**RECORD EXCERPTS**
───
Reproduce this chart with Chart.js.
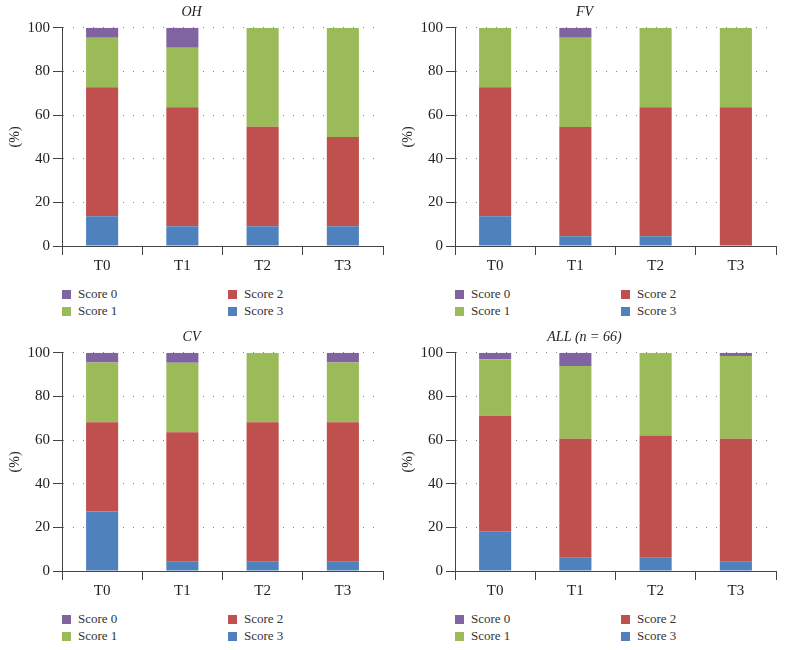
<!DOCTYPE html>
<html>
<head>
  <title>Scores by time point</title>
  <script src="https://cdn.jsdelivr.net/npm/chart.js"></script>
  <style>
    body { margin: 0; background: #fff; }
    #wrap { position: relative; width: 786px; height: 650px; font-family: "Liberation Serif", serif; }
    .panel { position: absolute; width: 393px; height: 325px; }
    .panel canvas { position: absolute; left: 0; top: 0; }
    .legend { position: absolute; left: 62px; top: 286px; width: 320px; font-size: 13px; color: #333; }
    .item { position: absolute; white-space: nowrap; line-height: 16px; }
    .item span { display: inline-block; width: 9px; height: 9px; margin-right: 7px; vertical-align: -1px; }
  </style>
</head>
<body>
<div id="wrap"></div>
<script>
  const categories = ['T0', 'T1', 'T2', 'T3'];
  const yTicks = [0, 20, 40, 60, 80, 100];

  // percentages (bottom to top: Score 3, 2, 1, 0)
  const ohScore3 = [13.6, 9.1, 9.1, 9.1];
  const ohScore2 = [59.1, 54.5, 45.5, 40.9];
  const ohScore1 = [22.7, 27.3, 45.4, 50.0];
  const ohScore0 = [4.6, 9.1, 0, 0];

  const fvScore3 = [13.6, 4.5, 4.5, 0];
  const fvScore2 = [59.1, 50.0, 59.1, 63.6];
  const fvScore1 = [27.3, 40.9, 36.4, 36.4];
  const fvScore0 = [0, 4.6, 0, 0];

  const cvScore3 = [27.3, 4.5, 4.5, 4.5];
  const cvScore2 = [40.9, 59.1, 63.7, 63.7];
  const cvScore1 = [27.3, 31.8, 31.8, 27.3];
  const cvScore0 = [4.5, 4.6, 0, 4.5];

  const allScore3 = [18.2, 6.1, 6.1, 4.5];
  const allScore2 = [53.0, 54.5, 56.0, 56.1];
  const allScore1 = [25.8, 33.3, 37.9, 37.9];
  const allScore0 = [3.0, 6.1, 0, 1.5];

  const scoreNames = ['Score 3', 'Score 2', 'Score 1', 'Score 0'];
  const scoreColors = ['#4f81bd', '#c0504d', '#9bbb59', '#8064a2'];

  const panels = [
    { title: 'OH', x: 0, y: 0, data: [ohScore3, ohScore2, ohScore1, ohScore0] },
    { title: 'FV', x: 393, y: 0, data: [fvScore3, fvScore2, fvScore1, fvScore0] },
    { title: 'CV', x: 0, y: 325, data: [cvScore3, cvScore2, cvScore1, cvScore0] },
    { title: 'ALL (n = 66)', x: 393, y: 325, data: [allScore3, allScore2, allScore1, allScore0] }
  ];

  const font = { family: '"Liberation Serif", serif', size: 15 };
  const wrap = document.getElementById('wrap');

  panels.forEach(p => {
    const div = document.createElement('div');
    div.className = 'panel';
    div.style.left = p.x + 'px';
    div.style.top = p.y + 'px';
    const canvas = document.createElement('canvas');
    canvas.width = 393;
    canvas.height = 275;
    div.appendChild(canvas);

    // legend: Score 0 / Score 1 on the left, Score 2 / Score 3 on the right
    const legend = document.createElement('div');
    legend.className = 'legend';
    const spots = [[3, 0, 0], [2, 0, 17], [1, 166, 0], [0, 166, 17]];
    spots.forEach(([i, lx, ly]) => {
      const it = document.createElement('div');
      it.className = 'item';
      it.style.left = lx + 'px';
      it.style.top = ly + 'px';
      it.innerHTML = '<span style="background:' + scoreColors[i] + '"></span>' + scoreNames[i];
      legend.appendChild(it);
    });
    div.appendChild(legend);
    wrap.appendChild(div);

    new Chart(canvas.getContext('2d'), {
      type: 'bar',
      data: {
        labels: categories,
        datasets: p.data.map((d, i) => ({
          label: scoreNames[i],
          data: d,
          backgroundColor: scoreColors[i],
          borderWidth: 0,
          categoryPercentage: 1,
          barPercentage: 0.4
        }))
      },
      options: {
        responsive: false,
        animation: false,
        layout: { padding: { left: 0, right: 10, top: 0, bottom: 0 } },
        plugins: {
          legend: { display: false },
          tooltip: { enabled: false },
          title: {
            display: true,
            text: p.title,
            color: '#222',
            font: { family: font.family, size: 14, style: 'italic', weight: 'normal' },
            padding: { top: 4, bottom: 7 }
          }
        },
        scales: {
          x: {
            stacked: true,
            afterFit: s => { s.height = 29; },
            grid: { offset: true, drawOnChartArea: false, drawTicks: true, tickLength: 9, color: '#444' },
            border: { color: '#444', width: 1 },
            ticks: { color: '#222', font: font, padding: 2 }
          },
          y: {
            stacked: true,
            min: 0,
            max: 100,
            afterFit: s => { s.width = 62; },
            afterBuildTicks: s => { s.ticks = yTicks.map(v => ({ value: v })); },
            grid: { color: '#888', drawTicks: true, tickLength: 9, tickColor: '#444', lineWidth: 1 },
            border: { color: '#444', width: 1, dash: [1, 9] },
            ticks: { color: '#222', font: font, padding: 3 },
            title: { display: true, text: '(%)', color: '#222', font: { family: font.family, size: 14 }, padding: { top: 7, bottom: 0 } }
          }
        }
      }
    });
  });
</script>
</body>
</html>
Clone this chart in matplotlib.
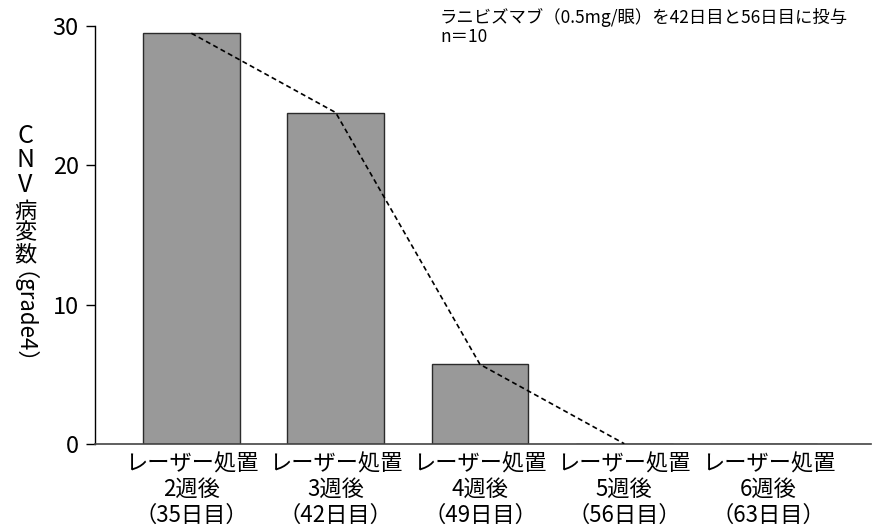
import numpy as np
import matplotlib.pyplot as plt

plt.rcParams['font.family'] = ['Noto Sans CJK JP', 'DejaVu Sans']

# data
labels = ['レーザー処置\n2週後\n（35日目）',
          'レーザー処置\n3週後\n（42日目）',
          'レーザー処置\n4週後\n（49日目）',
          'レーザー処置\n5週後\n（56日目）',
          'レーザー処置\n6週後\n（63日目）']
counts = [29.5, 23.8, 5.7, 0, 0]
trend = [29.5, 23.8, 5.7, 0]   # dashed line only over first four points
yticks = [0, 10, 20, 30]

W, H = 872, 528
fig = plt.figure(figsize=(W / 100, H / 100), dpi=100)
ax = fig.add_axes([94.7 / W, 1 - 443.7 / H, (871 - 94.7) / W, (443.7 - 26.3) / H])

x = np.arange(len(labels))
ax.bar(x, counts, width=0.67, color='#999999', edgecolor='#2b2b2b', linewidth=1, zorder=2)
ax.plot(x[:len(trend)], trend, color='black', lw=1.2, ls=(0, (3, 2)), zorder=3)

ax.set_xlim(-0.67, 4.71)
ax.set_ylim(0, 30)
ax.set_yticks(yticks)
ax.set_xticks(x)
ax.set_xticklabels(labels, fontsize=16, linespacing=1.15)
ax.tick_params(axis='x', length=0, pad=6)
ax.tick_params(axis='y', length=6.5, width=1, pad=5, labelsize=17)
for s in ['top', 'right']:
    ax.spines[s].set_visible(False)
ax.spines['left'].set_linewidth(1)
ax.spines['bottom'].set_linewidth(1.2)
ax.spines['bottom'].set_color('#444444')

# vertical y label: upright characters, then rotated bracket part
ylab_chars = ['C', 'N', 'V', '病', '変', '数']
ylab_pos = [136, 160, 185, 211, 233, 255]
ylab_size = [18, 18, 18, 16, 16, 16]
for ch, yp, fs in zip(ylab_chars, ylab_pos, ylab_size):
    fig.text(25 / W, 1 - yp / H, ch, fontsize=fs, ha='center', va='center')
fig.text(12 / W, 1 - 329 / H, '（grade4）', fontsize=16, rotation=-90,
         ha='center', va='center')

fig.text(440 / W, 1 - 8 / H, 'ラニビズマブ（0.5mg/眼）を42日目と56日目に投与\nn＝10',
         fontsize=12.5, ha='left', va='top', linespacing=1.05)

fig.savefig('out.png', dpi=100)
───
**TASK BRIEF**
Only the lines from the one with "Clone this chart in matplotlib." down to the one with "plt.rcParams['font.family'] = ['Noto" belong in your copy, both ends included; write them out exactly and skip any pictures.

**ANSWER**
Clone this chart in matplotlib.
import numpy as np
import matplotlib.pyplot as plt

plt.rcParams['font.family'] = ['Noto Sans CJK JP', 'DejaVu Sans']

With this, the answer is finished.